Another critical factor is the region's technological leadership. Companies such as TSMC and Samsung have consistently invested in cutting-edge technology to stay ahead of global competition. These companies have pioneered chip manufacturing processes, including the development of 3nm and 2nm technologies, which are essential to power the next generation of devices. These companies' commitment to innovation and research has established Asia as the preferred destination for the most sophisticated semiconductor industry. In addition, these companies' great ability to efficiently scale production has been key to meeting the growing demand for semiconductors.

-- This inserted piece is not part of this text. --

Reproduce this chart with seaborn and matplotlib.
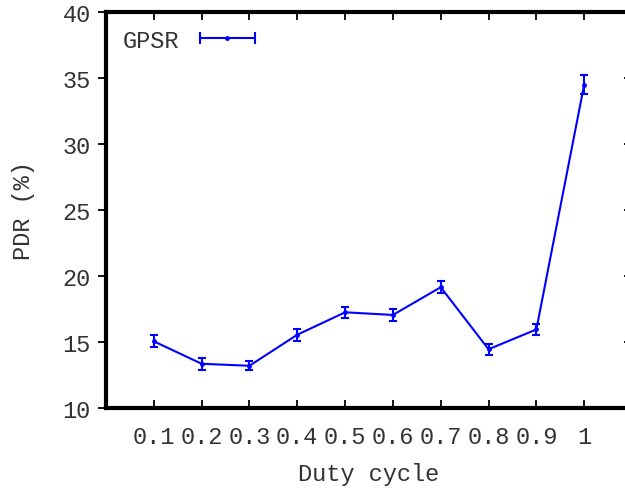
import matplotlib
matplotlib.use("Agg")
import matplotlib.pyplot as plt
import seaborn as sns
import pandas as pd
from matplotlib.lines import Line2D
from matplotlib.legend_handler import HandlerLine2D, HandlerTuple

duty = [0.1, 0.2, 0.3, 0.4, 0.5, 0.6, 0.7, 0.8, 0.9, 1.0]
pdr = [15.05, 13.35, 13.2, 15.55, 17.25, 17.05, 19.15, 14.45, 15.95, 34.5]
err = [0.45, 0.45, 0.35, 0.45, 0.4, 0.45, 0.45, 0.4, 0.45, 0.7]
xtick_vals = [0.1, 0.2, 0.3, 0.4, 0.5, 0.6, 0.7, 0.8, 0.9, 1.0]
xtick_labels = ["0.1", "0.2", "0.3", "0.4", "0.5", "0.6", "0.7", "0.8", "0.9", "1"]
ytick_vals = [10, 15, 20, 25, 30, 35, 40]
series_name = "GPSR"

sns.set_theme(style="ticks")
plt.rcParams["font.family"] = ["Liberation Mono", "DejaVu Sans Mono"]

df = pd.DataFrame({"duty": duty, "pdr": pdr})

fig = plt.figure(figsize=(6.25, 4.89), dpi=100)
ax = fig.add_axes([106 / 625, 1 - 409 / 489, (632 - 106) / 625, (409 - 13) / 489])

blue = "#0000ff"
sns.lineplot(data=df, x="duty", y="pdr", ax=ax, color=blue, linewidth=1.5,
             marker="o", markersize=3.5, markeredgewidth=0, legend=False)
ax.errorbar(duty, pdr, yerr=err, fmt="none", ecolor=blue, elinewidth=1.5,
            capsize=3.2, capthick=1.5)

ax.set_xlim(0, 1.1)
ax.set_ylim(10, 40)
ax.set_xticks(xtick_vals)
ax.set_xticklabels(xtick_labels)
ax.set_yticks(ytick_vals)

for s in ax.spines.values():
    s.set_linewidth(3.0)
    s.set_color("black")
    s.set_visible(True)

ax.set_axisbelow(False)
# top/right inward ticks via matplotlib; bottom/left marks drawn as inward markers
ax.tick_params(axis="both", which="major", direction="in", length=6, width=1.3,
               top=True, right=True, bottom=False, left=False,
               labelbottom=True, labelleft=True,
               labelsize=17, color="black", labelcolor="#333333")
ax.tick_params(axis="x", pad=12)
ax.tick_params(axis="y", pad=11)

ax.plot(xtick_vals, [0] * len(xtick_vals), transform=ax.get_xaxis_transform(),
        linestyle="none", marker=2, markersize=6, markeredgewidth=1.3,
        color="black", clip_on=False, zorder=3)
ax.plot([0] * len(ytick_vals), ytick_vals, transform=ax.get_yaxis_transform(),
        linestyle="none", marker=0, markersize=6, markeredgewidth=1.3,
        color="black", clip_on=False, zorder=3)

ax.set_xlabel("Duty cycle", fontsize=17, color="#333333", labelpad=10)
ax.set_ylabel("PDR (%)", fontsize=17, color="#333333", labelpad=20)

# legend: text first, then horizontal line with caps and centre dot
caps = Line2D([], [], color=blue, linewidth=1.5, marker="|", markersize=9,
              markeredgewidth=1.5)
dot = Line2D([], [], color=blue, linewidth=0, marker="o", markersize=3.5,
             markeredgewidth=0)
ax.legend([(caps, dot)], [series_name], loc="upper left",
          bbox_to_anchor=(0.0, 1.0), frameon=False, markerfirst=False,
          fontsize=17, handlelength=2.9, handletextpad=0.6,
          borderaxespad=0.3, labelcolor="#333333",
          handler_map={caps: HandlerLine2D(numpoints=2),
                       dot: HandlerLine2D(numpoints=1),
                       tuple: HandlerTuple(ndivide=1, pad=0)})

fig.savefig("out.png", dpi=100)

Logistical efficiency has increased the competitiveness of Asian producers in the sector. The geographical proximity of suppliers, manufacturers and assemblers has created a highly integrated ecosystem. Interconnectivity reduces production time, costs and allows for a quick reaction time to market irregularities. The adaptability of Asian producers was very clear during the pandemic compared to their Western counterparts.
Economic and geopolitical conditions have played a significant role in reinforcing Asian dominance. Competitive labour, modern infrastructure and especially good trade connections have made the region highly attractive for semiconductor production.
Implications for the European Union
Europe's dependence on Asian semiconductor imports has significant implications for the EU's economy and strategic autonomy. Whereas in 1990 the European continent was responsible for 44% of global semiconductor production, the situation has now been completely reversed, with Europe's market share now barely reaching 8%. This dependence exposes Europe's vulnerabilities to the global supply chain, particularly in periods of uncertainty. The automotive and electronics industries, which are dependent on semiconductors, have already suffered production stoppages due to microchip shortages. These problems highlight the need for Europe to re-evaluate the imperative importance of a stable semiconductor supply.
The economic impacts resulting from Europe's overdependence on Asian manufacturing are substantial. European industry faces the risk of prolonged disruption, which could further weaken the serious problems of economic growth and competitiveness that the continent is already experiencing. This situation has caused European authorities to design strategies to reduce this dependence and increase production capacities in the region.
The European Chips Act aims to respond to these challenges. Seeking to increase Europe's share of global production to 20% by 2030, the initiative seeks to attract private investment, establish state-of-the-art manufacturing facilities and foster research and innovation. These measures could improve Europe's position as a more competitive player in the global semiconductor manufacturing market.
Collaboration between European and Asian research centres in this field presents a good opportunity to access more advanced technologies and expertise. By forging strategic alliances with countries such as Japan or South Korea, the European Union can diversify its sources of supply while sharing knowledge and innovation. These potential alliances can play a crucial role in strengthening the European semiconductor ecosystem.